Data:
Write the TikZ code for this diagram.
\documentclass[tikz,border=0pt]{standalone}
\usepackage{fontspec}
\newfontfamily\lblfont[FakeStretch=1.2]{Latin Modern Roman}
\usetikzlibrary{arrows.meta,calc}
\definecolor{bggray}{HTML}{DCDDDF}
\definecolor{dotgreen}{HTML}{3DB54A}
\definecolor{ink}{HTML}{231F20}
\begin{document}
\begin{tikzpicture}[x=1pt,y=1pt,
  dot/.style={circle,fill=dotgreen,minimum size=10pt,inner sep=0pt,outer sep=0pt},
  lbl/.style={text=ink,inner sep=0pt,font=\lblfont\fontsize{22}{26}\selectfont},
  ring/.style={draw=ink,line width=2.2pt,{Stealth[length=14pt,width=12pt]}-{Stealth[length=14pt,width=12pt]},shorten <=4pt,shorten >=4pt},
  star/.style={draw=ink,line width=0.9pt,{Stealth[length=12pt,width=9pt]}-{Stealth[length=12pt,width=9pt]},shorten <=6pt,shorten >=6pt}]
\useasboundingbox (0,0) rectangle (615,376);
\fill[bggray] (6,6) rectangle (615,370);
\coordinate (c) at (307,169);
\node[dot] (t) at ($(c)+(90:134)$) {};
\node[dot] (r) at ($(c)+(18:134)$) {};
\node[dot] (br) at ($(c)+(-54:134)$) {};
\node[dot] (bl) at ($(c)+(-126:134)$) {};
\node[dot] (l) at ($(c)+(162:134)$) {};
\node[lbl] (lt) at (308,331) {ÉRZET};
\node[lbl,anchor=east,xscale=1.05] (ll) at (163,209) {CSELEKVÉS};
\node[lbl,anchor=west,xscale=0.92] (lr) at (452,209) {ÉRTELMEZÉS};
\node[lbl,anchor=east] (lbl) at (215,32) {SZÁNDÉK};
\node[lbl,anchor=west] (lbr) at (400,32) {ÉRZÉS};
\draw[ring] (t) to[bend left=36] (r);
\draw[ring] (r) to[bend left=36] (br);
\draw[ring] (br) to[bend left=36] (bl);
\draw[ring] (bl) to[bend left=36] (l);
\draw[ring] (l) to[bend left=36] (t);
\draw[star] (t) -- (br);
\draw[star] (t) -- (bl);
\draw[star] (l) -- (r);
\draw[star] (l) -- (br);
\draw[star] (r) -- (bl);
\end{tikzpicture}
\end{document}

Task details: Print the whole listing exactly as it is.

Problem solution:
Write the TikZ code for this diagram.
\documentclass[tikz,border=0pt]{standalone}
\usepackage{fontspec}
\newfontfamily\lblfont[FakeStretch=1.2]{Latin Modern Roman}
\usetikzlibrary{arrows.meta,calc}
\definecolor{bggray}{HTML}{DCDDDF}
\definecolor{dotgreen}{HTML}{3DB54A}
\definecolor{ink}{HTML}{231F20}
\begin{document}
\begin{tikzpicture}[x=1pt,y=1pt,
  dot/.style={circle,fill=dotgreen,minimum size=10pt,inner sep=0pt,outer sep=0pt},
  lbl/.style={text=ink,inner sep=0pt,font=\lblfont\fontsize{22}{26}\selectfont},
  ring/.style={draw=ink,line width=2.2pt,{Stealth[length=14pt,width=12pt]}-{Stealth[length=14pt,width=12pt]},shorten <=4pt,shorten >=4pt},
  star/.style={draw=ink,line width=0.9pt,{Stealth[length=12pt,width=9pt]}-{Stealth[length=12pt,width=9pt]},shorten <=6pt,shorten >=6pt}]
\useasboundingbox (0,0) rectangle (615,376);
\fill[bggray] (6,6) rectangle (615,370);
\coordinate (c) at (307,169);
\node[dot] (t) at ($(c)+(90:134)$) {};
\node[dot] (r) at ($(c)+(18:134)$) {};
\node[dot] (br) at ($(c)+(-54:134)$) {};
\node[dot] (bl) at ($(c)+(-126:134)$) {};
\node[dot] (l) at ($(c)+(162:134)$) {};
\node[lbl] (lt) at (308,331) {ÉRZET};
\node[lbl,anchor=east,xscale=1.05] (ll) at (163,209) {CSELEKVÉS};
\node[lbl,anchor=west,xscale=0.92] (lr) at (452,209) {ÉRTELMEZÉS};
\node[lbl,anchor=east] (lbl) at (215,32) {SZÁNDÉK};
\node[lbl,anchor=west] (lbr) at (400,32) {ÉRZÉS};
\draw[ring] (t) to[bend left=36] (r);
\draw[ring] (r) to[bend left=36] (br);
\draw[ring] (br) to[bend left=36] (bl);
\draw[ring] (bl) to[bend left=36] (l);
\draw[ring] (l) to[bend left=36] (t);
\draw[star] (t) -- (br);
\draw[star] (t) -- (bl);
\draw[star] (l) -- (r);
\draw[star] (l) -- (br);
\draw[star] (r) -- (bl);
\end{tikzpicture}
\end{document}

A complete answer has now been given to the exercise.